I recently got this smoker from a guy who was getting a new bigger one. He used it once and it worked fine. He had it plugged in when I went to see it. It powered up fine when I was here. We have it set up outside and it won't turn on. I checked the outlet and it is working. I even checked to see if the controller plug had come undone but that is secure. I read about cold affecting the units but it's summer and 75 degrees out. Anyone have any ideas? Is there something I'm missing?


----------



## old sarge (Jul 19, 2014)

Don't know if you got the manual or not.  Here is a site with all manuals on line. Maybe you can find your model here and get some help. 

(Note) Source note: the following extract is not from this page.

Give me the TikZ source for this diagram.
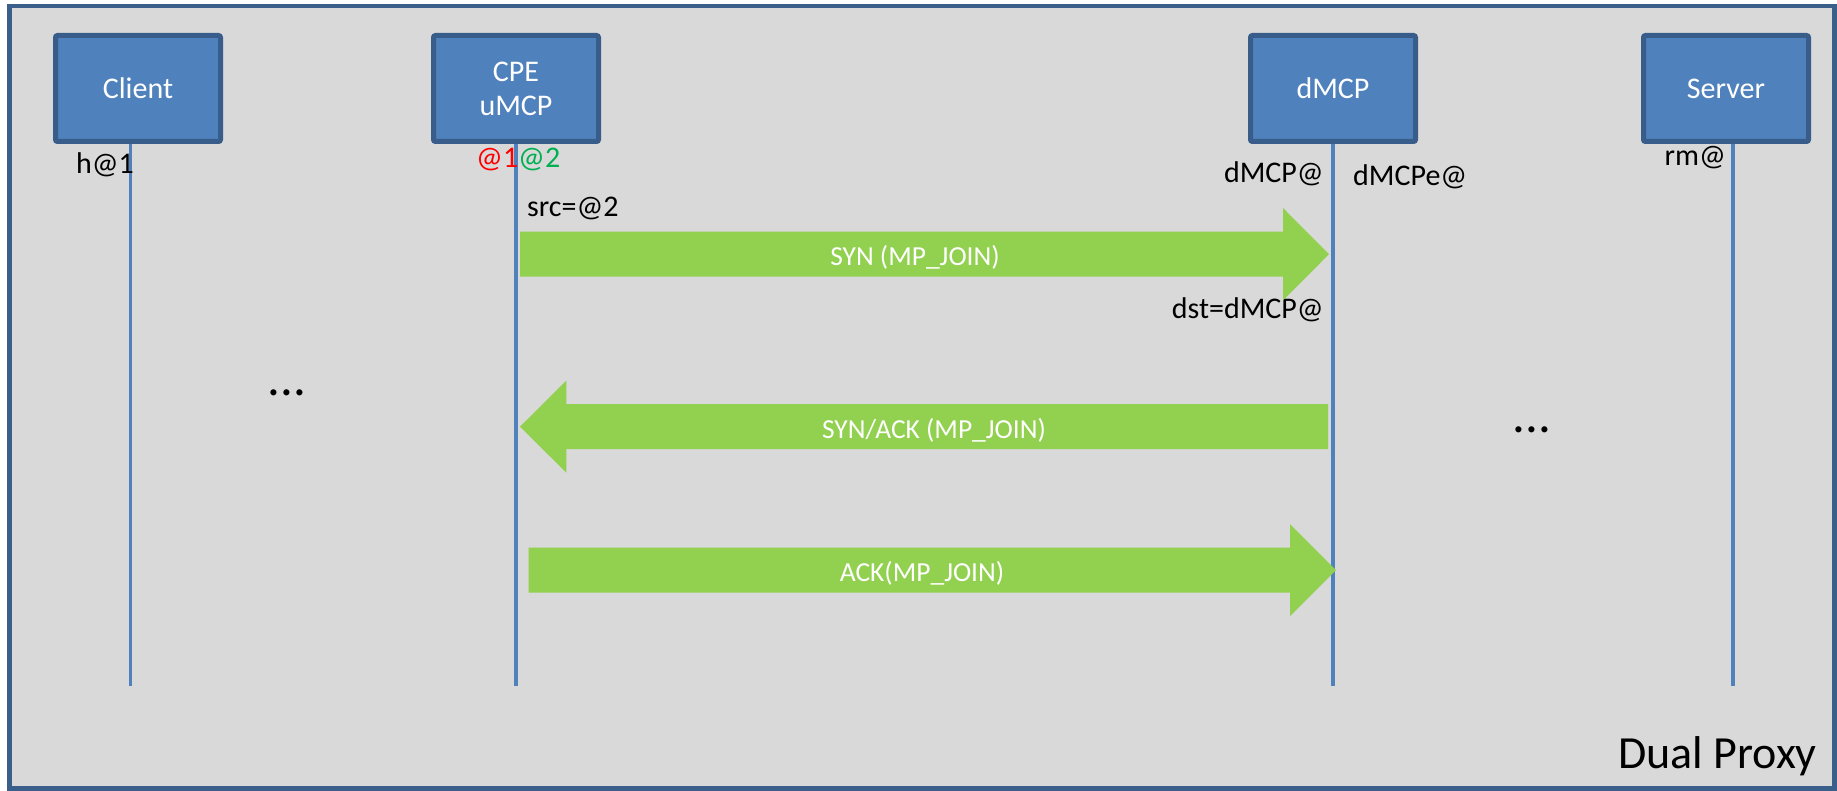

http://outdoorcooking.manualsonline.com/manuals/mfg/masterbuilt/masterbuilt_smoker_product_list.html


----------



## chef jimmyj (Jul 19, 2014)

It won't turn on, at all? Or it won't heat? The cooking timer must be set for it to begin heating...JJ


----------



## grover52 (Jul 20, 2014)

It won't turn on at all. The power light indicator isn't lighting up. I do have the manual and have tried their troubleshooting tips as well. I guess I'll have to wait until I can contact Masterbuilt on Monday. Thank you for the suggestions.


----------



## old sarge (Jul 20, 2014)

If you are plugged into a GFCI, make sure it is not tripped.  I know you said the outlet is good, but it never hurts to double check.  Also, if you are running an extension cord, try plugging the unit into the outlet direct.


----------



## grover52 (Jul 20, 2014)

This particular outlet is not a GFCI outlet. Anyway...tonight I pushed at the electrical cord (where it enters the unit) and it went in a couple of inches. I plugged it in again and lo and behold the power is working now. I can't see into the unit to see how this helped but it did, so now we are back in business. Thank you everyone who offered suggestions. This is a very helpful forum.


----------



## geerock (Jul 20, 2014)

I strongly suggest you take a closer look into the back of that unit.


----------



## old sarge (Jul 20, 2014)

I agree. You may have a loose connection.


----------



## grover52 (Jul 20, 2014)

Thanks! I will do that.


----------



## Gaylord (Nov 14, 2021)

Have a brand new masterbuilt 30 . Bought it in Oct on the 7 delivered on the 14 . Have gotten to use it once with no problem.  Then got code it was stuck on 300 . Masterbuilt send new digital control on January 26 . Ridiculous can't even use it . Watch video and clean digital board . Got to use it again . Went to use it now and will not turn  on . Anyone have any ideas . Checked all connections already made sure they were connected


----------



## chopsaw (Nov 14, 2021)

Is it plugged into a GFCI circuit ? 
Newer home outdoor plug it should be . Make sure you have power to the recepticle for starters.


----------



## Gaylord (Nov 14, 2021)

Yes still don't work . Bought it from Amazon  . Called them there sending me a new one


----------



## chopsaw (Nov 14, 2021)

Ok good . Seems like the newer ones are more prone to this type of thing . I bought my 26 inch weber through Amazon.  Came damaged . They came and got it and brought a new one . No problems.  Post up something when you get it .


----------



## tallbm (Nov 14, 2021)

Gaylord said:


> Yes still don't work . Bought it from Amazon  . Called them there sending me a new one



Hi there and welcome!

Sorry to hear about this don't throw out the one that isn't working. You can do a simple rewire and use what is known as a PID controller and make it 50 times better than anything Masterbuilt makes brand new :)

A PID controller will run you about $150 bucks but it's like upgrading from a golf cart to a Ferrari :)


----------